Task instructions: From the entries below, reproduce exactly the lines from the one with "What React, TypeScript" through the one with "const SERIES_NAMES = ['Eirozona', 'ASV'];", both included, without images.

--- Start Material shown ---

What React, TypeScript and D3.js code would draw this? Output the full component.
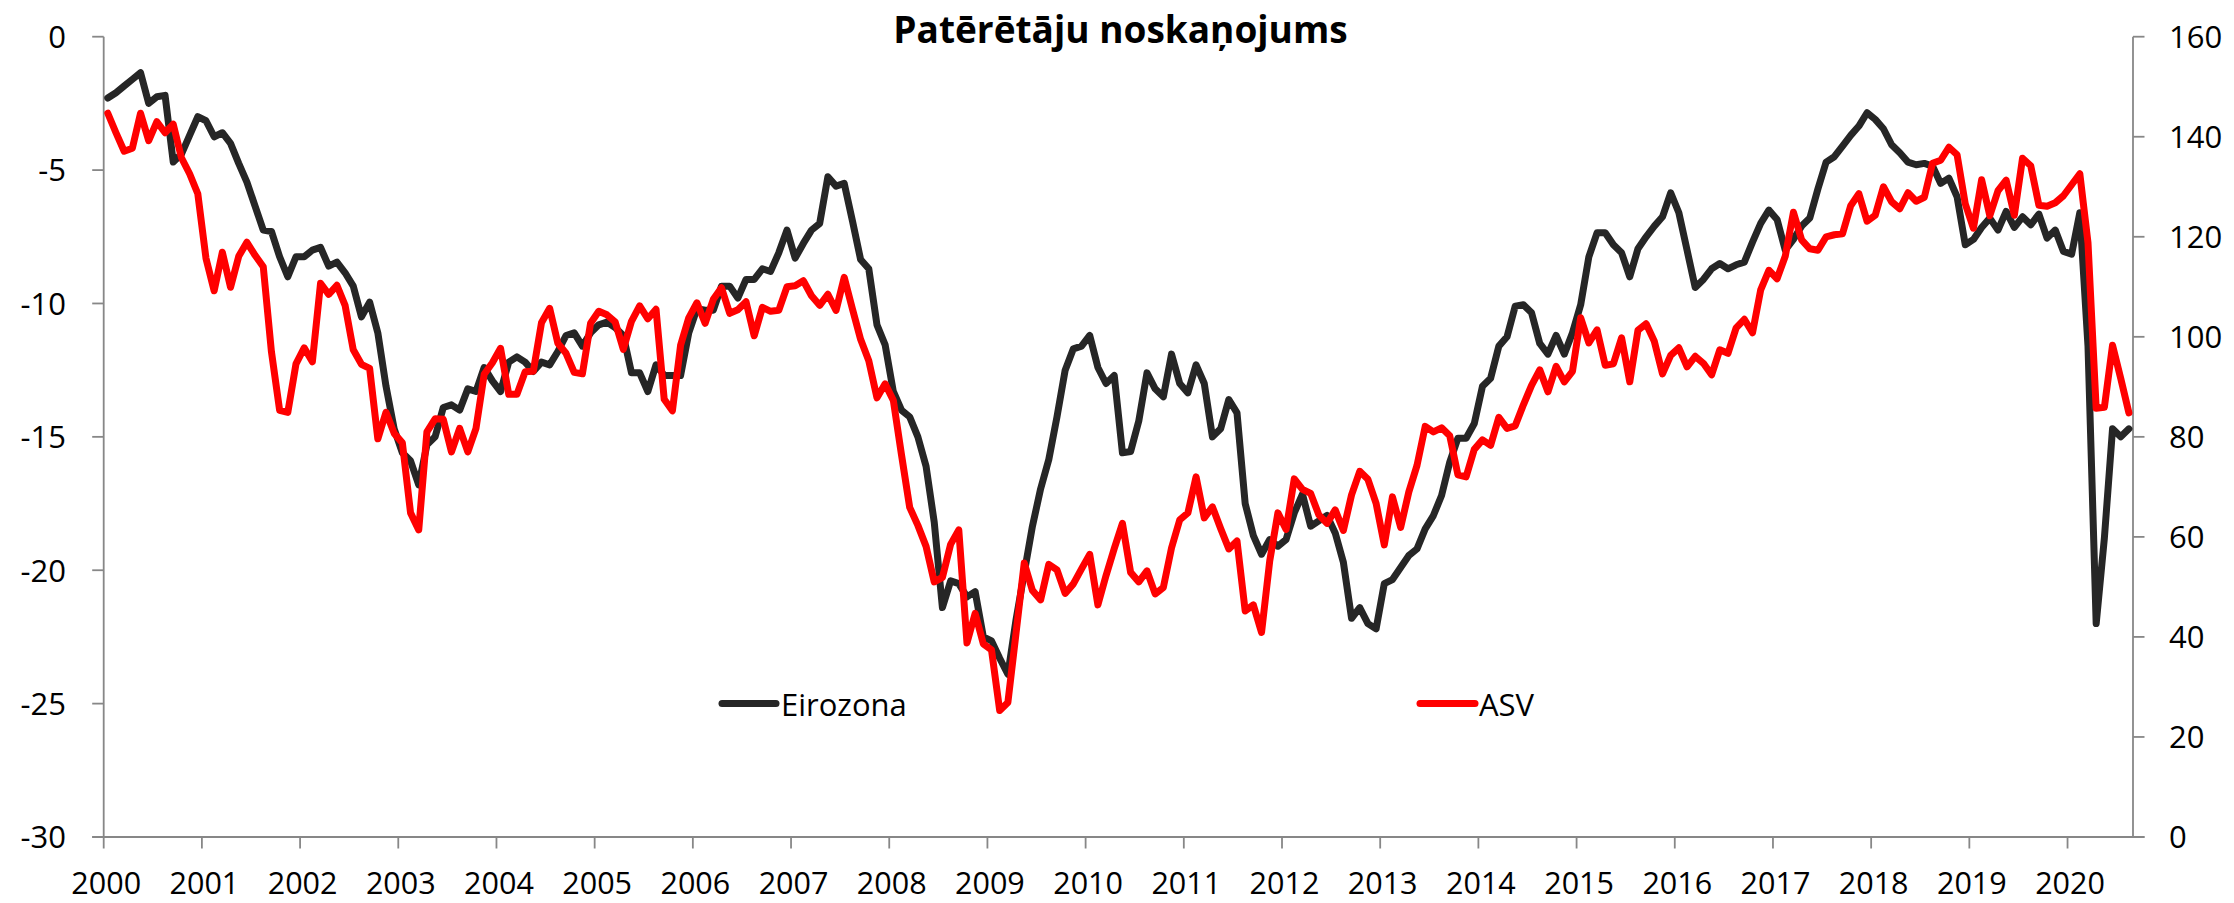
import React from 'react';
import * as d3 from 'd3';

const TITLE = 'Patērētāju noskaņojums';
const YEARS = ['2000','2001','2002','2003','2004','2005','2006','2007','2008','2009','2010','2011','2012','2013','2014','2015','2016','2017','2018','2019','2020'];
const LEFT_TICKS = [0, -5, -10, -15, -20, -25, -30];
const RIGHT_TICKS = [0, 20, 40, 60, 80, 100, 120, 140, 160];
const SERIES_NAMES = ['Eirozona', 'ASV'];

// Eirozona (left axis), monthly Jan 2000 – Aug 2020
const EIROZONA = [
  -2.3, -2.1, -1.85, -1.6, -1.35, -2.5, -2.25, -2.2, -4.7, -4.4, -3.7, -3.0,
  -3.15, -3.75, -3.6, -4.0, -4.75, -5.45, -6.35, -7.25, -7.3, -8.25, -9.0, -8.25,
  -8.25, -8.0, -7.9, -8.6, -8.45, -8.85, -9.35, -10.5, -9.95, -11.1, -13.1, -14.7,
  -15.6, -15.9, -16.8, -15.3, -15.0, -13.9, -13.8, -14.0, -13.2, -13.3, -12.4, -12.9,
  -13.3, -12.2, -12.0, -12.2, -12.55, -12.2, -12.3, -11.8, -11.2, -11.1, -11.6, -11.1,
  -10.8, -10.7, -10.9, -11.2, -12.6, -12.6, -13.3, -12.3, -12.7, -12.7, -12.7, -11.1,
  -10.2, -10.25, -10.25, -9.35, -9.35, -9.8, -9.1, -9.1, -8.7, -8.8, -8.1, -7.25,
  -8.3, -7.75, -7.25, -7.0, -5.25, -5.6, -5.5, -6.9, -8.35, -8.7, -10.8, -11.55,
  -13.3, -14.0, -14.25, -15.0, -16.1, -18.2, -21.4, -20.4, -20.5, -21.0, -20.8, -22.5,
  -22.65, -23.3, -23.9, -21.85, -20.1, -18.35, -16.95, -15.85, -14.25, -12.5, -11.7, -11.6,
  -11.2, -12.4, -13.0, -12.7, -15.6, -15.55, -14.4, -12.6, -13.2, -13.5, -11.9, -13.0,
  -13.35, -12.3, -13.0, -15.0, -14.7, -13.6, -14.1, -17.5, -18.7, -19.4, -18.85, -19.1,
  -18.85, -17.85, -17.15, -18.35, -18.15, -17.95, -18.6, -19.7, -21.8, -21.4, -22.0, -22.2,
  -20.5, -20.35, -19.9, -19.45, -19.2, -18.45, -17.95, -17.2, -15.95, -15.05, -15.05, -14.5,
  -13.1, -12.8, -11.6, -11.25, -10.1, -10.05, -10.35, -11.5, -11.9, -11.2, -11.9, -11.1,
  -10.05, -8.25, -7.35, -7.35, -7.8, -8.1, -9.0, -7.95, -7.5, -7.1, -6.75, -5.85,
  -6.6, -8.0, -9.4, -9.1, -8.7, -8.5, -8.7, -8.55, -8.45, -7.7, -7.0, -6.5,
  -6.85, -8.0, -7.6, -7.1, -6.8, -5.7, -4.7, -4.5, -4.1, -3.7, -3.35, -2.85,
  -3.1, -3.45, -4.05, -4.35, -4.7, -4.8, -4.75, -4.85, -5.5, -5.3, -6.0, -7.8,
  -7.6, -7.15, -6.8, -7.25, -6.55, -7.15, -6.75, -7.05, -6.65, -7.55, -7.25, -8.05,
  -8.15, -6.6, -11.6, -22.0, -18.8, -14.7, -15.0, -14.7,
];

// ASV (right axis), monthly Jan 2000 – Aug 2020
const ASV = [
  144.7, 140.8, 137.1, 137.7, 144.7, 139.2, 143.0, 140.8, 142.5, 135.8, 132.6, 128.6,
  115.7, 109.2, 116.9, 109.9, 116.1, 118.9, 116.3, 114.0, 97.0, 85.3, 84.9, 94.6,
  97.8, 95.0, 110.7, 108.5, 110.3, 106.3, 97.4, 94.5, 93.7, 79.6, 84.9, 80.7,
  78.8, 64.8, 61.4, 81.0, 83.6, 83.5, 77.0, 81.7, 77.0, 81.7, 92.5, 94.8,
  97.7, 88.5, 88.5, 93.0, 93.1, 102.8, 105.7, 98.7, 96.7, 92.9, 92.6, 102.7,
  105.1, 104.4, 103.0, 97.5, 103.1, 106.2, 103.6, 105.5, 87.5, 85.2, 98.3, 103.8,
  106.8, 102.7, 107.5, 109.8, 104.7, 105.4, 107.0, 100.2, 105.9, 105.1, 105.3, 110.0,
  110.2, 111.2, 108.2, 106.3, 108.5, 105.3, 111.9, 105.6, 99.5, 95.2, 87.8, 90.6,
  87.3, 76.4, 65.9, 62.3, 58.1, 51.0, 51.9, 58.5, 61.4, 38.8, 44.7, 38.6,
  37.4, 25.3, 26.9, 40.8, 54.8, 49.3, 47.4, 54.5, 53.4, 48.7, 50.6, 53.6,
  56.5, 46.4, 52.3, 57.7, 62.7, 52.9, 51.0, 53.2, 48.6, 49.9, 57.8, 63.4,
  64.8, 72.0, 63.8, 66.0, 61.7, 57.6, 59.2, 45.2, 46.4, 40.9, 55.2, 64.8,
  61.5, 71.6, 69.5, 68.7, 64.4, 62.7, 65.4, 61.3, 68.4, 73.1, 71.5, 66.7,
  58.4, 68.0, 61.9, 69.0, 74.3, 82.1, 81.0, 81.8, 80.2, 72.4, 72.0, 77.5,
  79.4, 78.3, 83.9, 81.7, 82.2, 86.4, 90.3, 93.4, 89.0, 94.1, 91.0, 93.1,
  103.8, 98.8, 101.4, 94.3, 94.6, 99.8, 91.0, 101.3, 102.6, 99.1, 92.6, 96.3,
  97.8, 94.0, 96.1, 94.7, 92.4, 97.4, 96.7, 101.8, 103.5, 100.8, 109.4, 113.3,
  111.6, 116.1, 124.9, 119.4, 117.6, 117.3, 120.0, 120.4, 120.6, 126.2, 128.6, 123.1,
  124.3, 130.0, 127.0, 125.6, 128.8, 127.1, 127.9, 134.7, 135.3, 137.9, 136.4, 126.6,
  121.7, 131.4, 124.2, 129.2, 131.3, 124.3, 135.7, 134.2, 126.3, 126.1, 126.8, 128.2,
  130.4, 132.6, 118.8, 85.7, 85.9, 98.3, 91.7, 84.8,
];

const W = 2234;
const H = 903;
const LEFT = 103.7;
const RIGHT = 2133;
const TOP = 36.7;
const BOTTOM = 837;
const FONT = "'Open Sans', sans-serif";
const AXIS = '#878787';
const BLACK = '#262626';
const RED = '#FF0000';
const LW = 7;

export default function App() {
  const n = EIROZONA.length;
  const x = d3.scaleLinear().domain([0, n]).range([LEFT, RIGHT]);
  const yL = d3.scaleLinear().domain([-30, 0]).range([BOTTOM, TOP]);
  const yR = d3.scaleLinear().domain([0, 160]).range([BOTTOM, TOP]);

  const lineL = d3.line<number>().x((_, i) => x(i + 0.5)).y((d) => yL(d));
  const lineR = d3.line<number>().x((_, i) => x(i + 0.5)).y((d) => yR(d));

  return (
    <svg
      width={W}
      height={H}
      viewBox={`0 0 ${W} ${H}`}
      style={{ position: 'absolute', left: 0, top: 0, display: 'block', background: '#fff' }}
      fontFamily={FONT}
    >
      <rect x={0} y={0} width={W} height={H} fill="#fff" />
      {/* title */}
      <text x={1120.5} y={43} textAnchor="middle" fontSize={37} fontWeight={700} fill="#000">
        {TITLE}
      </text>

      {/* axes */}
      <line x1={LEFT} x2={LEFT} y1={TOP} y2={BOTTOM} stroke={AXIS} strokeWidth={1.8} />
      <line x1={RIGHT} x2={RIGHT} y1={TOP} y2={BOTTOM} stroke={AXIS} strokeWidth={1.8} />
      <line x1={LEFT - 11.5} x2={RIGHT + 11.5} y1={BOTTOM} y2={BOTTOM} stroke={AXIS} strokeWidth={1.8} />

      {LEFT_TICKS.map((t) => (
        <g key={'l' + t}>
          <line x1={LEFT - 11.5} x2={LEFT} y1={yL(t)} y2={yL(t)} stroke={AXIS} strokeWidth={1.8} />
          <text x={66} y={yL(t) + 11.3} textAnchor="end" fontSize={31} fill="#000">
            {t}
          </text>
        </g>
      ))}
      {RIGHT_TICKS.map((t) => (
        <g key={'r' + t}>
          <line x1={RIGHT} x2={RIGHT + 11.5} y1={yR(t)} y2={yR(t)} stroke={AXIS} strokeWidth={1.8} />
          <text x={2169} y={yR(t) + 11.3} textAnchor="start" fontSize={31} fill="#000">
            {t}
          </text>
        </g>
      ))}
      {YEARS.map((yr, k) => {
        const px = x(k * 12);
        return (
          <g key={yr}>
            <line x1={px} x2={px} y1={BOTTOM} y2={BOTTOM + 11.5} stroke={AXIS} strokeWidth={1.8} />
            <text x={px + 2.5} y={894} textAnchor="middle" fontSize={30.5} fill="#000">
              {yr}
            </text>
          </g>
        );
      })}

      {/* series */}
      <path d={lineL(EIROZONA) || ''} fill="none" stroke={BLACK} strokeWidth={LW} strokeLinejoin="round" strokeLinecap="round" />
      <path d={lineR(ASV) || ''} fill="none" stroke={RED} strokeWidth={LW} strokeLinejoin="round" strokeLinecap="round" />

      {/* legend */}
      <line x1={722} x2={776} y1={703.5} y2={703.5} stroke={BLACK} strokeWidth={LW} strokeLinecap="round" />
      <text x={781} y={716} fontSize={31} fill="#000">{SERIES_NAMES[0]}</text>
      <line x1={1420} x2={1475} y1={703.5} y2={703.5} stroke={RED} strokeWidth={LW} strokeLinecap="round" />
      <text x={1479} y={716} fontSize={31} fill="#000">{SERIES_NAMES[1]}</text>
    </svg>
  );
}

--- End Material shown ---
--- Start Material shown ---

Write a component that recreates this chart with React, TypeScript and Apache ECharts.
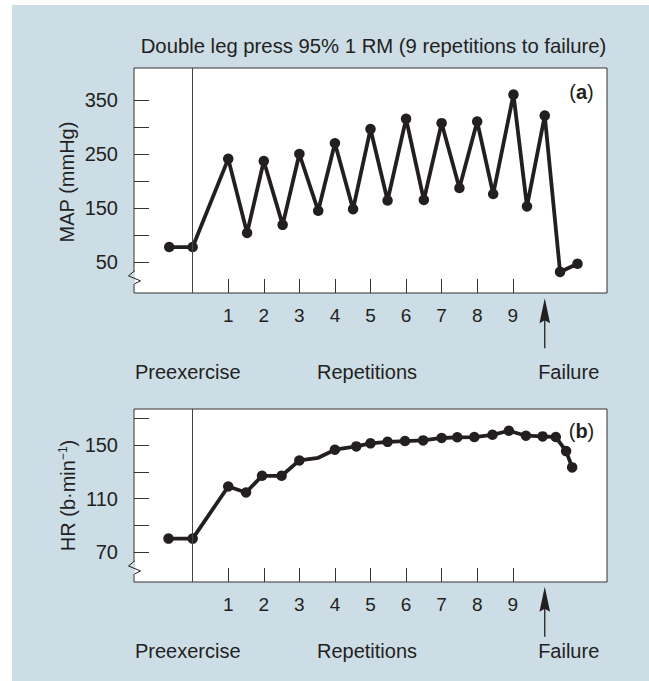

--- End Material shown ---

Task result:
What React, TypeScript and D3.js code would draw this? Output the full component.
import React from 'react';
import * as d3 from 'd3';

const TITLE = 'Patērētāju noskaņojums';
const YEARS = ['2000','2001','2002','2003','2004','2005','2006','2007','2008','2009','2010','2011','2012','2013','2014','2015','2016','2017','2018','2019','2020'];
const LEFT_TICKS = [0, -5, -10, -15, -20, -25, -30];
const RIGHT_TICKS = [0, 20, 40, 60, 80, 100, 120, 140, 160];
const SERIES_NAMES = ['Eirozona', 'ASV'];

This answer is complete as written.